## YOUR TASK:
Would you transcribe the listing that follows, character for character, and omit its images?

## GIVEN INFORMATION:
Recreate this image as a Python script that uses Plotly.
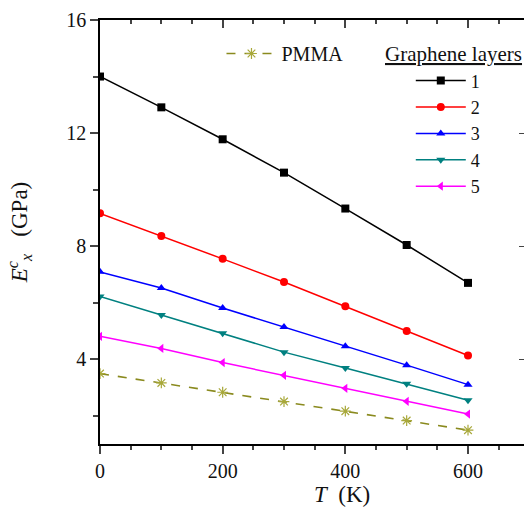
import plotly.graph_objects as go

temperature = [0, 100, 200, 300, 400, 500, 600]
layer1 = [14.00, 12.91, 11.78, 10.60, 9.33, 8.04, 6.70]
layer2 = [9.16, 8.36, 7.55, 6.73, 5.87, 5.00, 4.13]
layer3 = [7.09, 6.52, 5.81, 5.14, 4.46, 3.79, 3.10]
layer4 = [6.22, 5.56, 4.92, 4.25, 3.69, 3.13, 2.55]
layer5 = [4.81, 4.38, 3.88, 3.43, 2.97, 2.51, 2.06]
pmma = [3.49, 3.16, 2.83, 2.50, 2.16, 1.83, 1.49]

layer_names = ["1", "2", "3", "4", "5"]
layer_values = [layer1, layer2, layer3, layer4, layer5]
layer_colors = ["#000000", "#ff0000", "#0000ff", "#008080", "#ff00ff"]
layer_symbols = ["square", "circle", "triangle-up", "triangle-down", "triangle-left"]

x_ticks = [0, 200, 400, 600]
y_ticks = [4, 8, 12, 16]

FONT = "Liberation Serif"

fig = go.Figure()

fig.add_trace(go.Scatter(
    x=temperature, y=pmma, name="PMMA", mode="lines+markers",
    line=dict(color="#8a8a1e", width=1.6, dash="dash"),
    marker=dict(symbol="asterisk-open", size=9, color="#a8a83a",
                line=dict(color="#a8a83a", width=1.2)),
    legend="legend2",
))

for name, vals, col, sym in zip(layer_names, layer_values, layer_colors, layer_symbols):
    fig.add_trace(go.Scatter(
        x=temperature, y=vals, name=name, mode="lines+markers",
        line=dict(color=col, width=1.5),
        marker=dict(symbol=sym, size=8, color=col),
        legend="legend",
    ))

# helper traces for mirrored axes (top x, right y)
fig.add_trace(go.Scatter(x=[], y=[], xaxis="x2", yaxis="y", showlegend=False))
fig.add_trace(go.Scatter(x=[], y=[], xaxis="x", yaxis="y2", showlegend=False))

XR = [0, 691.3]
YR = [1, 16]

fig.update_layout(
    width=524, height=512,
    margin=dict(l=100, r=0, t=20, b=68),
    paper_bgcolor="white", plot_bgcolor="white",
    font=dict(family=FONT, size=18, color="#111111"),
    xaxis=dict(
        range=XR, tickvals=x_ticks, ticks="outside", ticklen=8, tickwidth=1.5,
        showline=True, linecolor="black", linewidth=1.5, showgrid=False, zeroline=False,
        minor=dict(dtick=50, tick0=0, ticks="outside", ticklen=4, tickwidth=1.5, showgrid=False),
        tickfont=dict(size=20, family=FONT), automargin=False,
    ),
    xaxis2=dict(
        range=XR, overlaying="x", side="top", tickvals=x_ticks, ticks="inside", ticklen=8,
        tickwidth=1.5, showline=True, linecolor="black", linewidth=1.5, showgrid=False,
        zeroline=False, showticklabels=False, automargin=False,
        minor=dict(dtick=50, tick0=0, ticks="inside", ticklen=4, tickwidth=1.5, showgrid=False),
    ),
    yaxis=dict(
        range=YR, tickvals=y_ticks, ticks="outside", ticklen=8, tickwidth=1.5,
        showline=True, linecolor="black", linewidth=1.5, showgrid=False, zeroline=False,
        minor=dict(tickvals=[2, 6, 10, 14], ticks="outside", ticklen=5, tickwidth=1.5, showgrid=False),
        tickfont=dict(size=20, family=FONT), automargin=False,
        title=dict(text="<i>E</i><sup><i>c</i></sup><sub><i>x</i></sub>   (GPa)",
                   font=dict(size=23, family=FONT), standoff=32),
    ),
    yaxis2=dict(
        range=YR, overlaying="y", side="right", tickvals=y_ticks, ticks="inside", ticklen=5,
        tickwidth=1.2, tickcolor="#444444", showline=False, showgrid=False, zeroline=False,
        showticklabels=False, automargin=False,
    ),
    legend=dict(
        x=0.733, y=0.90, xanchor="left", yanchor="top", xref="paper", yref="paper",
        bgcolor="rgba(0,0,0,0)", borderwidth=0, font=dict(size=18, family=FONT),
        itemwidth=50, tracegroupgap=0,
    ),
    legend2=dict(
        x=0.2865, y=0.967, xanchor="left", yanchor="top", xref="paper", yref="paper",
        bgcolor="rgba(0,0,0,0)", borderwidth=0, font=dict(size=20, family=FONT),
        itemwidth=50,
    ),
    annotations=[
        dict(text="<u>Graphene layers</u>", xref="paper", yref="paper",
             x=0.999, y=0.952, xanchor="right", yanchor="top", showarrow=False,
             font=dict(size=21, family=FONT)),
        dict(text="<i>T</i>  (K)", xref="paper", yref="paper",
             x=0.571, y=-0.120, xanchor="center", yanchor="middle", showarrow=False,
             font=dict(size=23, family=FONT)),
    ],
)

fig.write_html("out.html", config={"displayModeBar": False},
               post_script="document.body.style.margin='0';document.body.style.overflow='hidden';")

## REPLY TO THE TASK:
Recreate this image as a Python script that uses Plotly.
import plotly.graph_objects as go

temperature = [0, 100, 200, 300, 400, 500, 600]
layer1 = [14.00, 12.91, 11.78, 10.60, 9.33, 8.04, 6.70]
layer2 = [9.16, 8.36, 7.55, 6.73, 5.87, 5.00, 4.13]
layer3 = [7.09, 6.52, 5.81, 5.14, 4.46, 3.79, 3.10]
layer4 = [6.22, 5.56, 4.92, 4.25, 3.69, 3.13, 2.55]
layer5 = [4.81, 4.38, 3.88, 3.43, 2.97, 2.51, 2.06]
pmma = [3.49, 3.16, 2.83, 2.50, 2.16, 1.83, 1.49]

layer_names = ["1", "2", "3", "4", "5"]
layer_values = [layer1, layer2, layer3, layer4, layer5]
layer_colors = ["#000000", "#ff0000", "#0000ff", "#008080", "#ff00ff"]
layer_symbols = ["square", "circle", "triangle-up", "triangle-down", "triangle-left"]

x_ticks = [0, 200, 400, 600]
y_ticks = [4, 8, 12, 16]

FONT = "Liberation Serif"

fig = go.Figure()

fig.add_trace(go.Scatter(
    x=temperature, y=pmma, name="PMMA", mode="lines+markers",
    line=dict(color="#8a8a1e", width=1.6, dash="dash"),
    marker=dict(symbol="asterisk-open", size=9, color="#a8a83a",
                line=dict(color="#a8a83a", width=1.2)),
    legend="legend2",
))

for name, vals, col, sym in zip(layer_names, layer_values, layer_colors, layer_symbols):
    fig.add_trace(go.Scatter(
        x=temperature, y=vals, name=name, mode="lines+markers",
        line=dict(color=col, width=1.5),
        marker=dict(symbol=sym, size=8, color=col),
        legend="legend",
    ))

# helper traces for mirrored axes (top x, right y)
fig.add_trace(go.Scatter(x=[], y=[], xaxis="x2", yaxis="y", showlegend=False))
fig.add_trace(go.Scatter(x=[], y=[], xaxis="x", yaxis="y2", showlegend=False))

XR = [0, 691.3]
YR = [1, 16]

fig.update_layout(
    width=524, height=512,
    margin=dict(l=100, r=0, t=20, b=68),
    paper_bgcolor="white", plot_bgcolor="white",
    font=dict(family=FONT, size=18, color="#111111"),
    xaxis=dict(
        range=XR, tickvals=x_ticks, ticks="outside", ticklen=8, tickwidth=1.5,
        showline=True, linecolor="black", linewidth=1.5, showgrid=False, zeroline=False,
        minor=dict(dtick=50, tick0=0, ticks="outside", ticklen=4, tickwidth=1.5, showgrid=False),
        tickfont=dict(size=20, family=FONT), automargin=False,
    ),
    xaxis2=dict(
        range=XR, overlaying="x", side="top", tickvals=x_ticks, ticks="inside", ticklen=8,
        tickwidth=1.5, showline=True, linecolor="black", linewidth=1.5, showgrid=False,
        zeroline=False, showticklabels=False, automargin=False,
        minor=dict(dtick=50, tick0=0, ticks="inside", ticklen=4, tickwidth=1.5, showgrid=False),
    ),
    yaxis=dict(
        range=YR, tickvals=y_ticks, ticks="outside", ticklen=8, tickwidth=1.5,
        showline=True, linecolor="black", linewidth=1.5, showgrid=False, zeroline=False,
        minor=dict(tickvals=[2, 6, 10, 14], ticks="outside", ticklen=5, tickwidth=1.5, showgrid=False),
        tickfont=dict(size=20, family=FONT), automargin=False,
        title=dict(text="<i>E</i><sup><i>c</i></sup><sub><i>x</i></sub>   (GPa)",
                   font=dict(size=23, family=FONT), standoff=32),
    ),
    yaxis2=dict(
        range=YR, overlaying="y", side="right", tickvals=y_ticks, ticks="inside", ticklen=5,
        tickwidth=1.2, tickcolor="#444444", showline=False, showgrid=False, zeroline=False,
        showticklabels=False, automargin=False,
    ),
    legend=dict(
        x=0.733, y=0.90, xanchor="left", yanchor="top", xref="paper", yref="paper",
        bgcolor="rgba(0,0,0,0)", borderwidth=0, font=dict(size=18, family=FONT),
        itemwidth=50, tracegroupgap=0,
    ),
    legend2=dict(
        x=0.2865, y=0.967, xanchor="left", yanchor="top", xref="paper", yref="paper",
        bgcolor="rgba(0,0,0,0)", borderwidth=0, font=dict(size=20, family=FONT),
        itemwidth=50,
    ),
    annotations=[
        dict(text="<u>Graphene layers</u>", xref="paper", yref="paper",
             x=0.999, y=0.952, xanchor="right", yanchor="top", showarrow=False,
             font=dict(size=21, family=FONT)),
        dict(text="<i>T</i>  (K)", xref="paper", yref="paper",
             x=0.571, y=-0.120, xanchor="center", yanchor="middle", showarrow=False,
             font=dict(size=23, family=FONT)),
    ],
)

fig.write_html("out.html", config={"displayModeBar": False},
               post_script="document.body.style.margin='0';document.body.style.overflow='hidden';")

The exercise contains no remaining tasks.